French Tax Law – abuse of law
Please note that the information herein is of a general nature and you should not act or refrain from acting on it without professional advice on the specific facts of your case. No liability is accepted by the author or Sykes Anderson Perry Limited in respect of this article. Tax law is a complex subject and the above is a basic outline only and is intended only as a general guide. Nothing herein constitutes financial advice.
A recent French Supreme Court decision (CE, 25 oct 2017, 396954) considered abuse of law in the context of international tax planning. The decision is illuminating as to the circumstances in which a transaction will be set aside as abusive. It shows how the French courts will use Article L. 64 to set aside steps they view as abusive.
The taxpayer signed a contract in his personal name to buy some land in the Alps in 2003 for €2.9M. Shortly after this he incorporated a Luxembourg company which was substituted as the buyer and the purchase was completed in the name of the Luxembourg company. In November 2005 the Luxembourg company sold the property to a French company for €4.9M. The director of the French company was the former spouse of the taxpayer. The company paid no French capital gains tax because Article 4 of the France – Luxembourg treaty of 1 April 1958 operated to exempt the gain from Capital Gains Tax in France and no tax was payable in Luxembourg. Incidentally these provisions in the tax treaty no longer apply and such gains are now taxed in France.
Article L. 64
The French tax authority sought to set the substitution of the Luxembourg company aside on the basis that it had only been used by the taxpayer to avoid French capital gains tax at 33% on the gain. The tax administration relied on Article L. 64 of the Tax Procedure Rules. The key part of Article L. 64 allows any document which hides the true meaning of a contract or an agreement which disguises the implementation of income to be set aside. The key wording in French is “...les actes qui dissimulent la portée véritable d'un contrat ou d'une convention à l'aide de clauses (...) qui déguisent soit une réalisation, soit un transfert de bénéfices ou de revenus...”
Supreme Court Decision
The French Supreme Court decided that there was no economic, organisational or financial reason for using the Luxembourg company. The company had not developed any property activity after the acquisition. The introduction of the Luxembourg company was set aside and the taxpayer was personally liable to pay the tax.
There was no challenge here from the French tax authority that the Luxembourg company lacked substance and was a sham. The company in fact had very substantial capital. The judgment was on basis that the company had no other reason for being involved in the transaction other than to enable the taxpayer to avoid Capital Gains Tax.

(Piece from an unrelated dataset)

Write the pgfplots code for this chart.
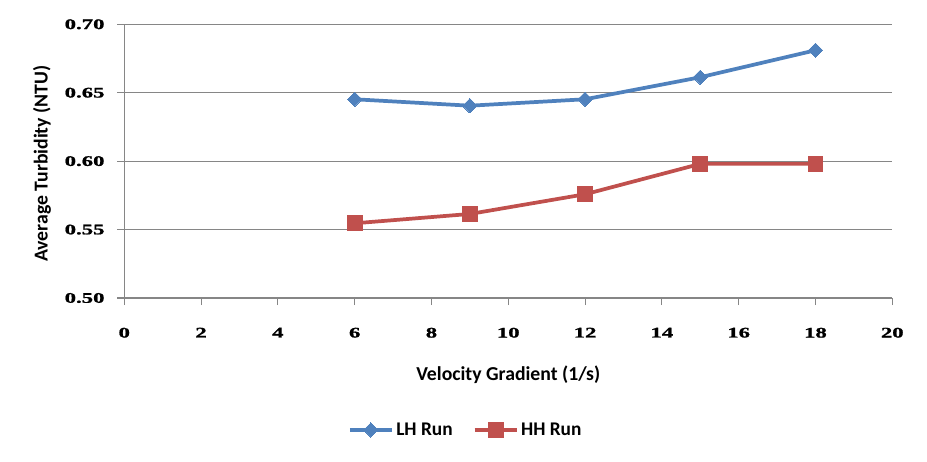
\documentclass[border=0pt]{standalone}
\usepackage{fontspec}
\setmainfont{Carlito}
\newfontface\tickfont[FakeStretch=1.55, FakeBold=1.2]{Liberation Serif Bold}
\usepackage{pgfplots}
\pgfplotsset{compat=1.18}
\definecolor{lhblue}{HTML}{4F81BD}
\definecolor{hhred}{HTML}{C0504D}
\definecolor{gridgray}{HTML}{868686}
\begin{document}
\begin{tikzpicture}
\begin{axis}[
  name=ax,
  at={(0,0)}, anchor=south west,
  scale only axis,
  width=576pt, height=205.3pt,
  xmin=0, xmax=20, ymin=0.5, ymax=0.7,
  xtick={0,2,...,20},
  ytick={0.50,0.55,0.60,0.65,0.70},
  axis x line=bottom, axis y line=left,
  axis line style={-, draw=gridgray, line width=0.8pt},
  ymajorgrids, grid style={draw=gridgray, line width=0.8pt},
  tick align=outside, major tick length=5.3pt,
  tick style={draw=gridgray, line width=0.8pt},
  /pgf/number format/assume math mode=true,
  yticklabel style={/pgf/number format/fixed, /pgf/number format/fixed zerofill, /pgf/number format/precision=2, font=\tickfont\fontsize{11pt}{12pt}\selectfont, xshift=-6pt},
  xticklabel style={font=\tickfont\fontsize{11pt}{12pt}\selectfont, yshift=-13.5pt},
  scaled y ticks=false,
  xlabel={Velocity Gradient (1/s)},
  ylabel={Average Turbidity (NTU)},
  label style={font=\bfseries\fontsize{14.8pt}{17pt}\selectfont},
  xlabel style={at={([yshift=-57.75pt]axis description cs:0.5,0)}, anchor=center},
  ylabel style={at={([xshift=-61.7pt]axis description cs:0,0.491)}, anchor=center},
  clip=false,
  legend columns=2,
  legend style={at={(0.445,-0.482)}, anchor=center, draw=none, fill=none,
    font=\bfseries\fontsize{14.5pt}{17pt}\selectfont,
    /tikz/every even column/.append style={column sep=13pt}},
  legend image code/.code={\draw[#1, mark repeat=2, mark phase=2] plot coordinates {(0pt,0pt) (15.75pt,0pt) (31.5pt,0pt)};},
]
\addplot[color=lhblue, line width=2.8pt, mark=square*, mark size=3.8pt, mark options={rotate=45, solid, line width=0pt, fill=lhblue}]
  coordinates {(6,0.6452) (9,0.6405) (12,0.6452) (15,0.6613) (18,0.6810)};
\addlegendentry{LH Run}
\addplot[color=hhred, line width=2.8pt, mark=square*, mark size=5.6pt, mark options={solid, line width=0pt, fill=hhred}]
  coordinates {(6,0.5546) (9,0.5614) (12,0.5758) (15,0.5980) (18,0.5980)};
\addlegendentry{HH Run}
\end{axis}
\pgfresetboundingbox
\path[use as bounding box] (-93.2pt,-122.25pt) rectangle (602.05pt,223.5pt);
\end{tikzpicture}
\end{document}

Cases like this involving tax treaties are quite rare and illuminating. There seems to have been a lack of foresight and planning by the taxpayer in this case. It would have been better for the taxpayer for all negotiations for the initial purchase to have been conducted through the Luxembourg company and for the contract to be signed by the company. The taxpayer personally should not have signed the contract. The Luxembourg company should have had other property activities which could have included prospecting for other property business. This should have been both before and after the purchase and sale. Selling this property and buying another would have been a good move as it would show an ongoing property activity. In addition selling the property to a company controlled by the taxpayer’s former spouse must have coloured the judge’s decision.
Although not relevant in this case, it would have helped greatly if some tax had been payable by the company in Luxembourg. It would have been much harder for the French court to set aside a transaction if the transaction was viewed as valid in Luxembourg and corporate tax paid there on that basis. The French court decision would mean the Luxembourg corporation tax would have to be refunded or set off in some way against the French personal tax to avoid double taxation.
The moral of the story is to get your planning right from the start. If a “hot deal” presents itself you are best stepping back and assessing the best way to do it rather than rush in.